How to Control Shedding with Grooming

 

Advice from vets is all fine and good, but if you really want to get the skinny on shedding, you need to talk to someone who’s spent time in the trenches where the fur is always flying: a dog groomer.

 

Mari Rozanski, of Plush Pups Boutique and Grooming in Huntingdon Valley, Pennsylvania, has been primping pooches for more than 25 years. Proper grooming, like so many other aspects of dog ownership, begins at home. In short, you’ve got to brush them. But how often?

 

“In a perfect world, I would say brush your dog on a daily basis. It's good for their coat and skin, and it can serve as quality time with your dog,” says Rozanski. “More realistically, brushing your dog at least once or twice a week should help keep shedding to a minimum.”

 

The Best Grooming Tools for Controlling Shedding

 

While a multitude of home grooming tools are available for your pet, you certainly don’t need to spend a fortune to keep your dog well managed. A few basic (and inexpensive) items are all that you’ll require to keep your dog looking fine.

 

“I personally prefer a slicker brush and a metal comb,” says Rozanski. “There is wide assortment of tools available, but some instruction on choosing the right one is necessary. Usually a groomer or breeder can help with this. A hand-mitt, although I have never tried one, is good for a very short haired dog such as a Doberman or a Dalmatian.”

 

When to See a Professional Groomer

 

When it comes to grooming, sometimes it’s best to just leave it to the pros.

 

“Professional grooming every 4-6 weeks is a good way to keep shedding at a minimum and to avoid a mess at home; groomers have all the proper tools and specialty shampoos for shedding dogs,” says Rozanski.

 

“Bathing at home can be fun, but if the dog is not rinsed or dried properly, or if the wrong shampoo is used, a skin condition can occur. Also, the PH balance/level for a dog is different than a person, so only dog shampoos should be used,” added Rozanski.

 

Keeping Your Home Clean of Pet Hair

 

When it comes to keeping your home clean, there are many things you can do to either pick up cast-off dog hair or keep it from becoming a problem. According to Rozanski, it’s always a good idea to keep furniture and other desired areas covered with a throw or sheet, but vacuuming is your best weapon in the fight against dog hair. While a conventional vacuum can be used, there are special devices and attachments that can make the job easier.

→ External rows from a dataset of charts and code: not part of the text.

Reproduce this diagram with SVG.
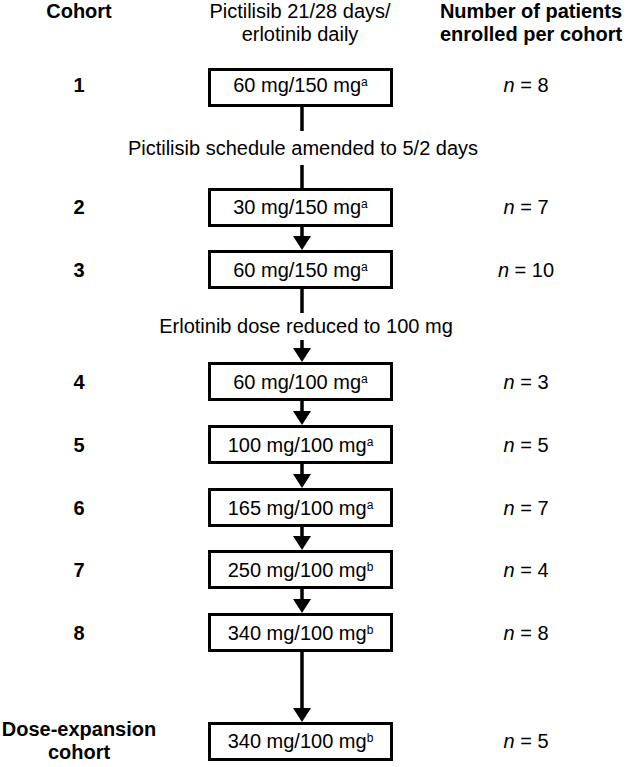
<svg xmlns="http://www.w3.org/2000/svg" width="626" height="767" viewBox="0 0 626 767">
<style>
text{font-family:"Liberation Sans",Arial,sans-serif;font-size:20px;fill:#000}
.b{font-weight:bold}
.m{text-anchor:middle}
.box{fill:#fff;stroke:#000;stroke-width:3}
.ln{stroke:#000;stroke-width:3.5;fill:none}
.sup{font-size:12px}
.i{font-style:italic}
</style>
<defs>
<marker id="ah" viewBox="0 0 14 18" refX="0" refY="9" markerWidth="14" markerHeight="18" orient="auto" markerUnits="userSpaceOnUse">
<path d="M0,0 L14,9 L0,18 Z" fill="#000"/>
</marker>
</defs>
<rect width="626" height="767" fill="#fff"/>
<g id="headers">
<text class="b m" x="79" y="18">Cohort</text>
<text class="m" x="300" y="18">Pictilisib 21/28 days/</text>
<text class="m" x="300" y="41">erlotinib daily</text>
<text class="b m" x="531" y="18">Number of patients</text>
<text class="b m" x="531" y="41">enrolled per cohort</text>
</g>
<g id="connectors">
<line class="ln" x1="302" y1="107" x2="302" y2="131"/>
<line class="ln" x1="302" y1="165" x2="302" y2="188"/>
<line class="ln" x1="302" y1="227" x2="302" y2="236" marker-end="url(#ah)"/>
<line class="ln" x1="302" y1="289" x2="302" y2="313"/>
<line class="ln" x1="302" y1="340" x2="302" y2="348" marker-end="url(#ah)"/>
<line class="ln" x1="302" y1="401" x2="302" y2="411" marker-end="url(#ah)"/>
<line class="ln" x1="302" y1="464" x2="302" y2="474" marker-end="url(#ah)"/>
<line class="ln" x1="302" y1="527" x2="302" y2="536" marker-end="url(#ah)"/>
<line class="ln" x1="302" y1="589" x2="302" y2="599" marker-end="url(#ah)"/>
<line class="ln" x1="302" y1="652" x2="302" y2="708" marker-end="url(#ah)"/>
</g>
<g id="notes">
<text class="m" x="303" y="155">Pictilisib schedule amended to 5/2 days</text>
<text class="m" x="306" y="333">Erlotinib dose reduced to 100 mg</text>
</g>
<g id="cohort1">
<text class="b m" x="79" y="92">1</text>
<rect class="box" x="209.5" y="69.5" width="182" height="36"/>
<text class="m" x="300.5" y="92">60 mg/150 mg<tspan class="sup" dy="-6">a</tspan></text>
<text class="m" x="526" y="92"><tspan class="i">n</tspan> = 8</text>
</g>
<g id="cohort2">
<text class="b m" x="79" y="214">2</text>
<rect class="box" x="209.5" y="189.5" width="182" height="36"/>
<text class="m" x="300.5" y="214">30 mg/150 mg<tspan class="sup" dy="-6">a</tspan></text>
<text class="m" x="526" y="214"><tspan class="i">n</tspan> = 7</text>
</g>
<g id="cohort3">
<text class="b m" x="79" y="277">3</text>
<rect class="box" x="209.5" y="251.5" width="182" height="36"/>
<text class="m" x="300.5" y="277">60 mg/150 mg<tspan class="sup" dy="-6">a</tspan></text>
<text class="m" x="526" y="277"><tspan class="i">n</tspan> = 10</text>
</g>
<g id="cohort4">
<text class="b m" x="79" y="389">4</text>
<rect class="box" x="209.5" y="363.5" width="182" height="36"/>
<text class="m" x="300.5" y="389">60 mg/100 mg<tspan class="sup" dy="-6">a</tspan></text>
<text class="m" x="526" y="389"><tspan class="i">n</tspan> = 3</text>
</g>
<g id="cohort5">
<text class="b m" x="79" y="452">5</text>
<rect class="box" x="209.5" y="426.5" width="182" height="36"/>
<text class="m" x="300.5" y="452">100 mg/100 mg<tspan class="sup" dy="-6">a</tspan></text>
<text class="m" x="526" y="452"><tspan class="i">n</tspan> = 5</text>
</g>
<g id="cohort6">
<text class="b m" x="79" y="515">6</text>
<rect class="box" x="209.5" y="489.5" width="182" height="36"/>
<text class="m" x="300.5" y="515">165 mg/100 mg<tspan class="sup" dy="-6">a</tspan></text>
<text class="m" x="526" y="515"><tspan class="i">n</tspan> = 7</text>
</g>
<g id="cohort7">
<text class="b m" x="79" y="577">7</text>
<rect class="box" x="209.5" y="551.5" width="182" height="36"/>
<text class="m" x="300.5" y="577">250 mg/100 mg<tspan class="sup" dy="-6">b</tspan></text>
<text class="m" x="526" y="577"><tspan class="i">n</tspan> = 4</text>
</g>
<g id="cohort8">
<text class="b m" x="79" y="640">8</text>
<rect class="box" x="209.5" y="614.5" width="182" height="36"/>
<text class="m" x="300.5" y="640">340 mg/100 mg<tspan class="sup" dy="-6">b</tspan></text>
<text class="m" x="526" y="640"><tspan class="i">n</tspan> = 8</text>
</g>
<g id="expansion">
<text class="b m" x="79" y="736">Dose-expansion</text>
<text class="b m" x="79" y="759">cohort</text>
<rect class="box" x="209.5" y="723.5" width="182" height="36"/>
<text class="m" x="300.5" y="748">340 mg/100 mg<tspan class="sup" dy="-6">b</tspan></text>
<text class="m" x="526" y="748"><tspan class="i">n</tspan> = 5</text>
</g>
</svg>
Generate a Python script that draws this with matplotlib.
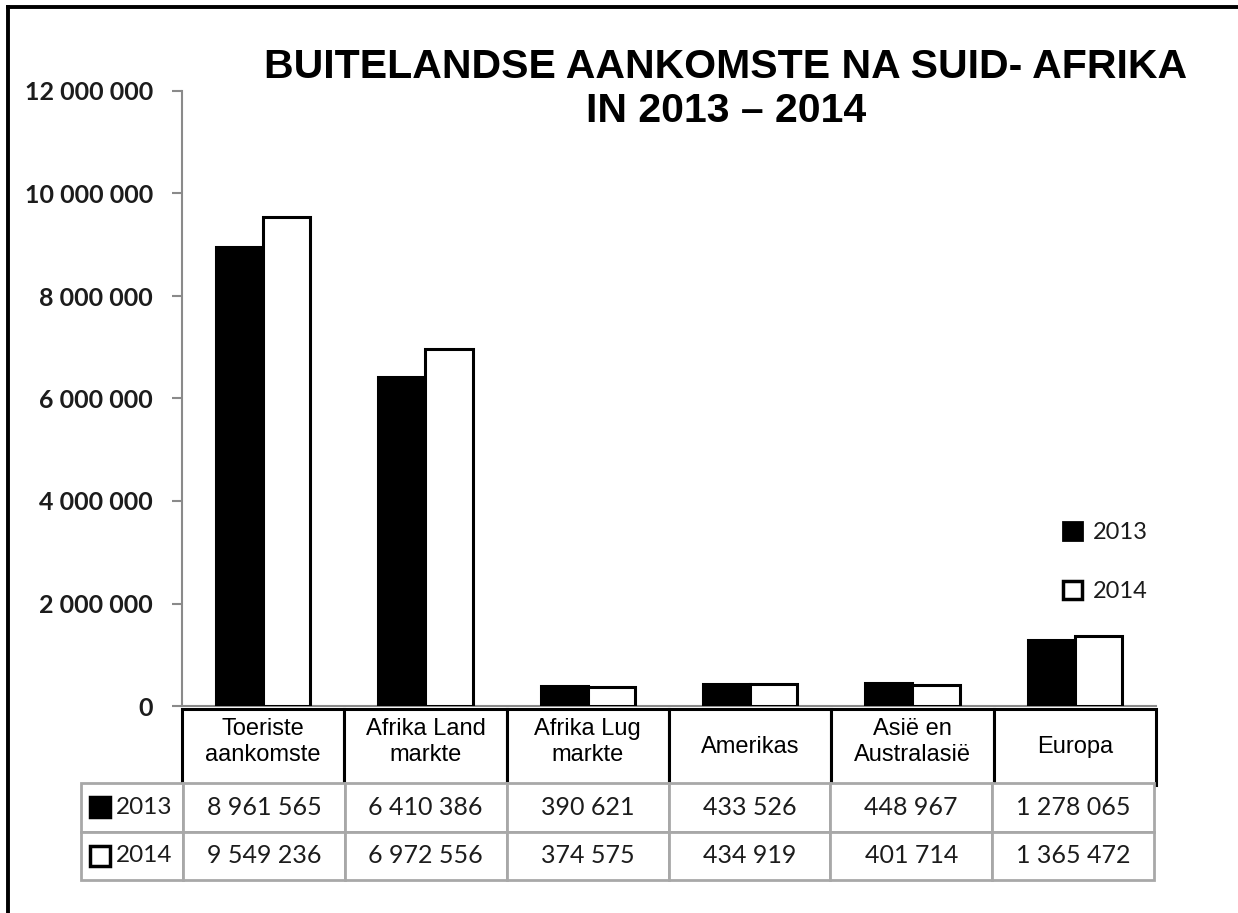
import matplotlib
matplotlib.use("Agg")
import matplotlib.pyplot as plt
from matplotlib.patches import Patch, Rectangle
from matplotlib.lines import Line2D
from matplotlib.ticker import FuncFormatter, MultipleLocator
from matplotlib.transforms import Affine2D

# data
categories = ["Toeriste\naankomste", "Afrika Land\nmarkte", "Afrika Lug\nmarkte",
              "Amerikas", "Asië en\nAustralasië", "Europa"]
years = ["2013", "2014"]
arrivals_2013 = [8961565, 6410386, 390621, 433526, 448967, 1278065]
arrivals_2014 = [9549236, 6972556, 374575, 434919, 401714, 1365472]

TEXT = "#1c1c1c"
GRID_GRAY = "#a8a8a8"
AXIS_GRAY = "#8a8a8a"


def spaced(v):
    return f"{int(v):,}".replace(",", " ")


fig = plt.figure(figsize=(12.38, 9.13), dpi=100)
W, H = 1238, 913

# axes placed to match the reference in pixels
ax_l, ax_r, ax_top, ax_bot = 182, 1156, 91, 706
ax = fig.add_axes([ax_l / W, 1 - ax_bot / H, (ax_r - ax_l) / W, (ax_bot - ax_top) / H])

x = range(len(categories))
bw = 0.29
ax.bar([i - bw / 2 for i in x], arrivals_2013, bw, color="black",
       edgecolor="black", linewidth=2.2, zorder=3)
ax.bar([i + bw / 2 for i in x], arrivals_2014, bw, color="white",
       edgecolor="black", linewidth=2.2, zorder=3)

ax.set_xlim(-0.5, len(categories) - 0.5)
ax.set_ylim(0, 12_000_000)
ax.yaxis.set_major_locator(MultipleLocator(2_000_000))
ax.yaxis.set_major_formatter(FuncFormatter(lambda v, p: spaced(v)))
ax.set_xticks([])
for s in ("top", "right"):
    ax.spines[s].set_visible(False)
ax.spines["left"].set_color(AXIS_GRAY)
ax.spines["left"].set_linewidth(1.5)
ax.spines["bottom"].set_color(AXIS_GRAY)
ax.spines["bottom"].set_linewidth(1.5)
ax.tick_params(axis="y", length=7, width=1.5, color=AXIS_GRAY, pad=14)
for lab in ax.get_yticklabels():
    lab.set_fontfamily("Lato")
    lab.set_fontweight("bold")
    lab.set_fontsize(18)
    lab.set_color(TEXT)

axh = ax_bot - ax_top
axw = ax_r - ax_l

# category label table directly under the plot
lt_top, lt_bot = 709, 785
cat_tab = ax.table(cellText=[categories], cellLoc="center",
                   bbox=[0, -(lt_bot - ax_bot) / axh, 1, (lt_bot - lt_top) / axh])
cat_tab.auto_set_font_size(False)
for cell in cat_tab.get_celld().values():
    cell.set_edgecolor("black")
    cell.set_linewidth(2.2)
    t = cell.get_text()
    t.set_fontfamily("Liberation Sans")
    t.set_fontsize(17)
    t.set_linespacing(1.25)
    t.set_color("black")
    if "\n" in t.get_text():
        # two-line labels sit a little above the cell centre
        t.set_transform(Affine2D().translate(0, 5))

# data table with row labels
dt_left, dt_right, dt_top, dt_bot = 81, 1154, 783, 880
rows = [arrivals_2013, arrivals_2014]
cell_text = [[y] + [spaced(v) for v in r] for y, r in zip(years, rows)]
lab_w = (183 - dt_left) / (dt_right - dt_left)
col_w = [lab_w] + [(1 - lab_w) / len(categories)] * len(categories)
tb_x = (dt_left - ax_l) / axw
tb_y = -(dt_bot - ax_bot) / axh
tb_w = (dt_right - dt_left) / axw
tb_h = (dt_bot - dt_top) / axh
data_tab = ax.table(cellText=cell_text, cellLoc="center", colWidths=col_w,
                    bbox=[tb_x, tb_y, tb_w, tb_h], zorder=1)
data_tab.auto_set_font_size(False)
for (r, c), cell in data_tab.get_celld().items():
    cell.set_edgecolor(GRID_GRAY)
    cell.set_linewidth(2)
    t = cell.get_text()
    t.set_fontfamily("Lato")
    t.set_fontsize(18 if c else 17.5)
    t.set_color(TEXT)
    if c == 0:
        cell._loc = "right"
        t.set_horizontalalignment("right")

# little year swatches in the row-label cells
sq_w = 20 / axw
sq_h = 20 / axh
row_h = tb_h / 2
for i, fc in enumerate(["black", "white"]):
    cy = tb_y + tb_h - (i + 0.5) * row_h
    ax.add_patch(Rectangle((tb_x + 9 / axw, cy - sq_h / 2), sq_w, sq_h,
                           facecolor=fc, edgecolor="black", linewidth=2.5,
                           transform=ax.transAxes, clip_on=False, zorder=5))

# legend on the right
handles = [Patch(facecolor="black", edgecolor="black", linewidth=2),
           Patch(facecolor="white", edgecolor="black", linewidth=2.5)]
leg = fig.legend(handles, years, loc="center left",
                 bbox_to_anchor=(1063 / W, 1 - 562 / H), frameon=False,
                 prop={"family": "Lato", "size": 17}, handlelength=0.8,
                 handleheight=0.8, handletextpad=0.45, labelspacing=1.6,
                 borderpad=0, borderaxespad=0)
for t in leg.get_texts():
    t.set_color(TEXT)

# title
fig.text(726 / W, 1 - 48 / H, "BUITELANDSE AANKOMSTE NA SUID- AFRIKA\nIN 2013 – 2014",
         ha="center", va="top", fontfamily="Liberation Sans", fontweight="bold",
         fontsize=29.5, linespacing=1.2, color="black")

# outer frame (only left and top edges show in the reference)
fig.add_artist(Line2D([8 / W, 8 / W], [0, 1 - 7 / H], color="black", linewidth=2.8,
                      transform=fig.transFigure))
fig.add_artist(Line2D([8 / W, 1], [1 - 7 / H, 1 - 7 / H], color="black", linewidth=2.8,
                      transform=fig.transFigure))

fig.savefig("out.png", dpi=100)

Rozanski recommends the FURminator line of products. FURminator manufactures a wide array of brushes, shedding tools, combs, shampoos, and conditioners that are available in most pet supply stores as well as online.

 

When it comes to quick pickups of dog hair from clothes and furniture, Rozanski is partial to hand rollers from companies such as 3M. If you have wood flooring in your home, a Swiffer or similar type of broom might do just as well as a vacuum, but you will still need one to get in the nooks and crannies of your furniture. Again, none of these actions will completely eliminate shed hair from your home, but they will help you go to great lengths to combat it.

 

Using Air Filters to Control Pet Hair in the Home

 

Pet hair and dander in the air can exacerbate allergies, asthma and other conditions, and often the conventional filtering that comes with heating and air conditioning systems won’t be enough to create an easy breathing environment. There are many standalone air filters you can purchase, but Rozanski says she has had particular success with Aprilaire products.

 

Obviously, frequent filter changes are a must, and for heavily shedding dogs, you might want to change filters more often than the company recommends.

 

Final Thought on Dog Shedding

 

Perhaps the most important thing you can do to stay ahead of shedding is by using tips from multiple experts.

 

“My suggestion for most owners is to learn about your dog and the breed before making a decision on purchasing or adopting the pet. You need to understand the requirements for that pet in terms of veterinary care, nutrition, and maintenance,” says Dr. Denish.

 

 

This article was reviewed for accuracy by Dr. Katie Grzyb, DVM.